Sunday 18 December 2011

Occupy London at St Paul's: in the kitchen tent


When Janick is working in the kitchen tent it runs on his energy. Someone asks him if he leaves his chilly tent at St Paul's to sleep inside the occupied UBS building. 'No, I'm not bourgeois. I'm a true Marxist.'

Among the true believers roughing it outside St Paul's, it's easy to feel that the grey-carpeted, 400-room office complex, emotionless in design, infects some of its inmates with a corporate rather than comradely attitude. Janick hands me an empty Fortnum & Mason tin which once held Ceylon flowery orange pekoe superb tea bags, to put drawing materials in. It's just right.

David is chef: he toils long hours and tries to keep the atmosphere calm.


On Saturdays a man does Irish jigs to over-amplified music on the steps of St Paul's for an hour. It has a peculiarly wheedling sound.

There is a sudden glut of bacon sandwiches. A kitchen hand cries: 'I've found some brown sauce! Yesss!!'

Someone strides out of the tent with purpose: 'That Irish guy. I'm gonna kill him.'

Rupert enters. 'I'm a stonemason.'
'Ah, you're in the right place,' I say. 'There's a sign saying STONE SOUP.'
'Where?'
'There.'
'I don't read. I'm a traveller.
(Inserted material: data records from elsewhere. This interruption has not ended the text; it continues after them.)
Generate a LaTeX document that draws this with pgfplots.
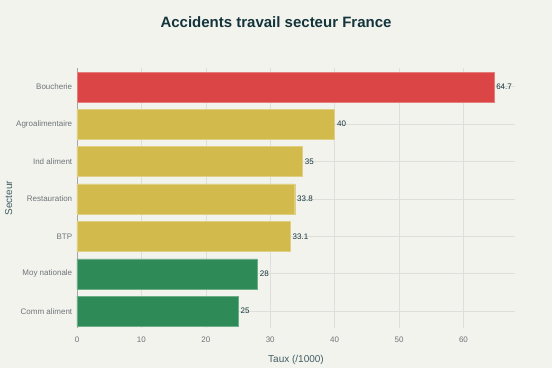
\documentclass[border=0pt]{standalone}
\usepackage{pgfplots}
\pgfplotsset{compat=1.18}
\usepackage{fontspec}
\setmainfont{Liberation Sans}
\definecolor{bg}{HTML}{F3F3EE}
\definecolor{cred}{HTML}{DB4545}
\definecolor{cyel}{HTML}{D2BA4C}
\definecolor{cgreen}{HTML}{2E8B57}
\definecolor{ctitle}{HTML}{13343B}
\definecolor{ctick}{HTML}{6E7478}
\definecolor{cgrid}{HTML}{DEDEDA}
\begin{document}
\begin{tikzpicture}
\path[use as bounding box, fill=bg] (0,0) rectangle (552pt,368pt);
\node[anchor=center, font=\fontsize{15}{18}\selectfont\bfseries, text=ctitle] at (276pt,346pt) {Accidents travail secteur France};
\begin{axis}[
  at={(77pt,40pt)}, anchor=south west,
  scale only axis, width=438pt, height=260pt,
  xbar, bar width=30pt, bar shift=0pt,
  xmin=0, xmax=68, ymin=-0.45, ymax=6.5,
  ytick={0,...,6},
  yticklabels={Comm aliment,Moy nationale,BTP,Restauration,Ind aliment,Agroalimentaire,Boucherie},
  xtick={0,10,...,60},
  axis lines*=left,
  x axis line style={draw=none},
  y axis line style={draw=gray!70, line width=0.8pt},
  xmajorgrids, ymajorgrids,
  grid style={cgrid, line width=0.6pt},
  ytick style={draw=none},
  xtick style={draw=none},
  tick label style={font=\fontsize{8}{10}\selectfont, text=ctick},
  xticklabel style={yshift=-5pt},
  yticklabel style={xshift=3pt},
  /pgf/number format/assume math mode=true,
  xlabel={Taux (/1000)}, ylabel={Secteur},
  label style={font=\fontsize{10}{12}\selectfont, text=ctitle!80},
  xlabel style={yshift=-6pt},
  ylabel style={yshift=-3pt},
  nodes near coords,
  every node near coord/.append style={font=\fontsize{8}{10}\selectfont, text=ctitle, anchor=west, xshift=-1pt},
  point meta=explicit symbolic,
]
\addplot[fill=cred, draw=cred!70!white] coordinates {(64.7,6) [64.7]};
\addplot[fill=cyel, draw=cyel!70!white] coordinates {(40,5) [40] (35,4) [35] (33.8,3) [33.8] (33.1,2) [33.1]};
\addplot[fill=cgreen, draw=cgreen!70!white] coordinates {(28,1) [28] (25,0) [25]};
\end{axis}
\end{tikzpicture}
\end{document}
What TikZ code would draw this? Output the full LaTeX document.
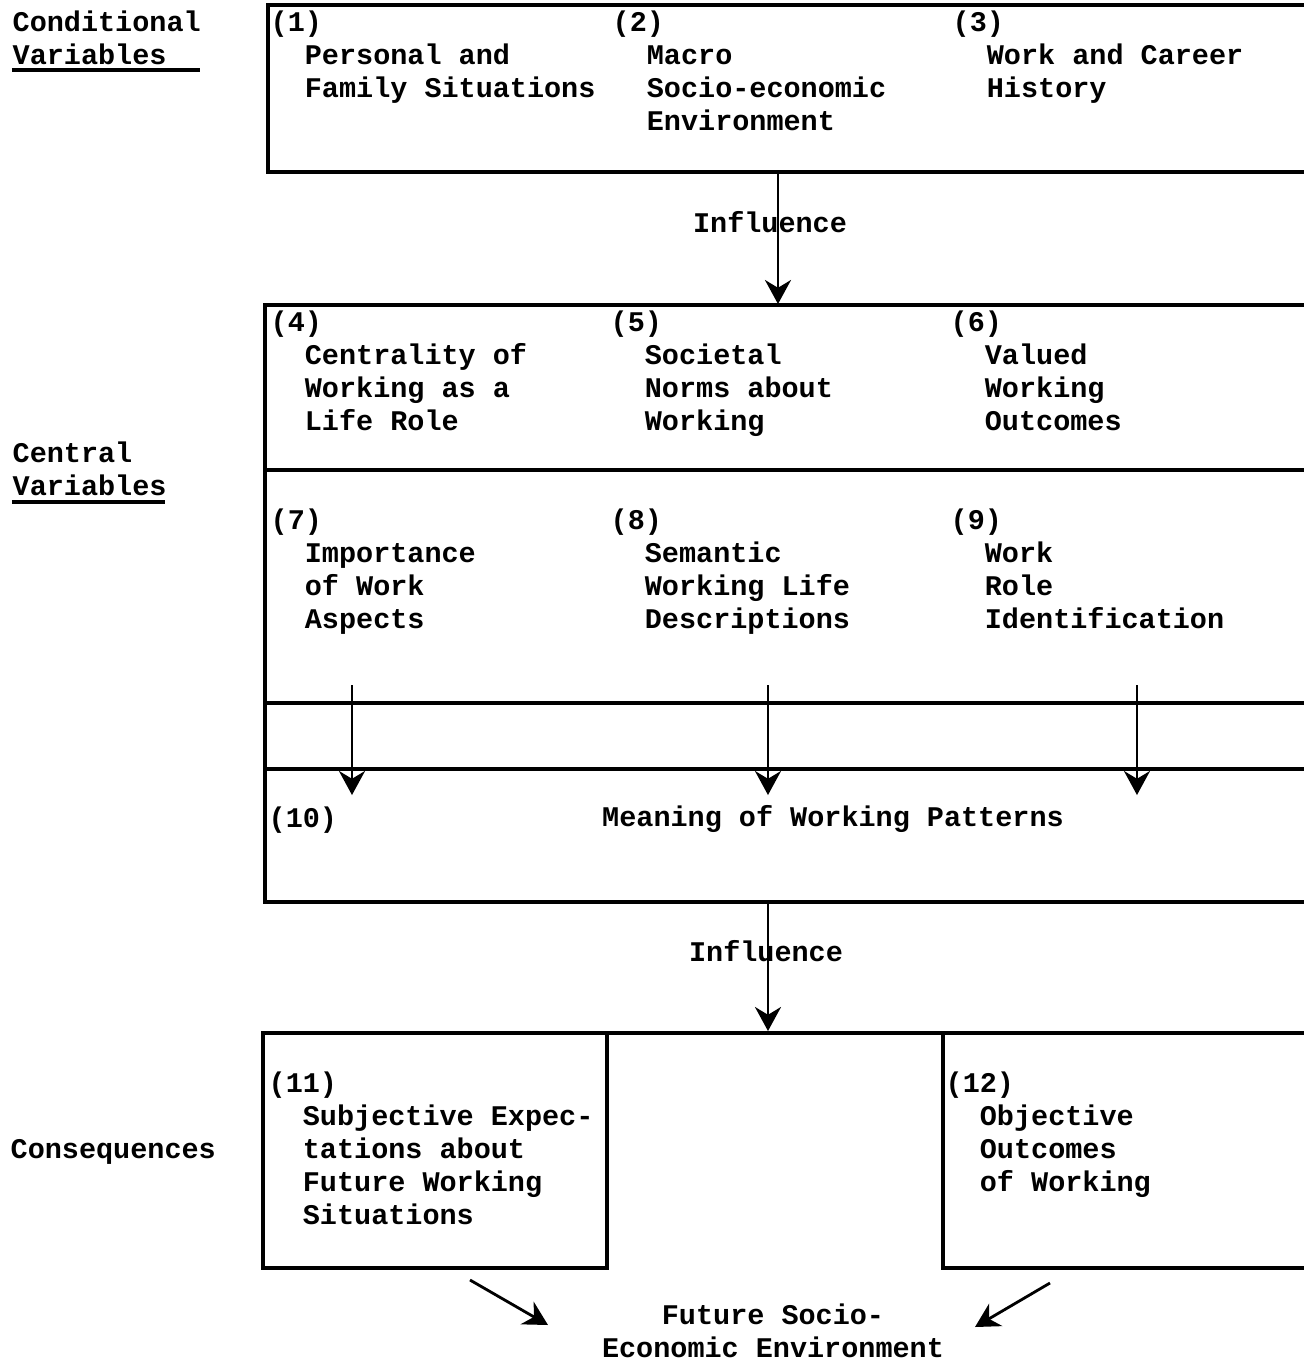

Do you know how Chelsea did this afternoon?'
He tells me he is a foundling from Wisbech. 'I'm left-handed like you.'
'They hate us, don't they,' I say. 'The normals.'
'Yeah.'

'I draw too,' he says. 'Can I draw you with a cigarette in your mouth? It's sexy.'
'I don't smoke.'
'I could teach you.'

I pose with an unlit cigarette getting soggy. I concentrate on keeping it in place and not shaking. I was in the dentist's chair the other day having a crown prepared; it was less hassle than this. I could do with a saliva ejector.

Rupert surveys his drawing: 'This is shit,' he says. But I like his way with colour.

A man studies it: 'You've got the look of her. Bette Davis. Cruella de Vil.'

Rupert's brain spins a tale for him and for me about how he murdered his girlfriend's rapist with a crossbow. 'The police can't tell it's my arrow. Can I kiss you?'

In the evening, a man from Hare Krishna brings metal vats of aromatic rice and dhal, subtly flavoured and delicious. I feel I shouldn't deplete the kitchen's stocks but there is masses to spare.

On LBC Louis Armstrong is singing We've got all the time in the world.

The court case against the St Paul's camp starts on Monday.

At dusk a bride in a sleeveless, strapless gown shivers on the cathedral steps as the wedding photos are taken with masked occupiers.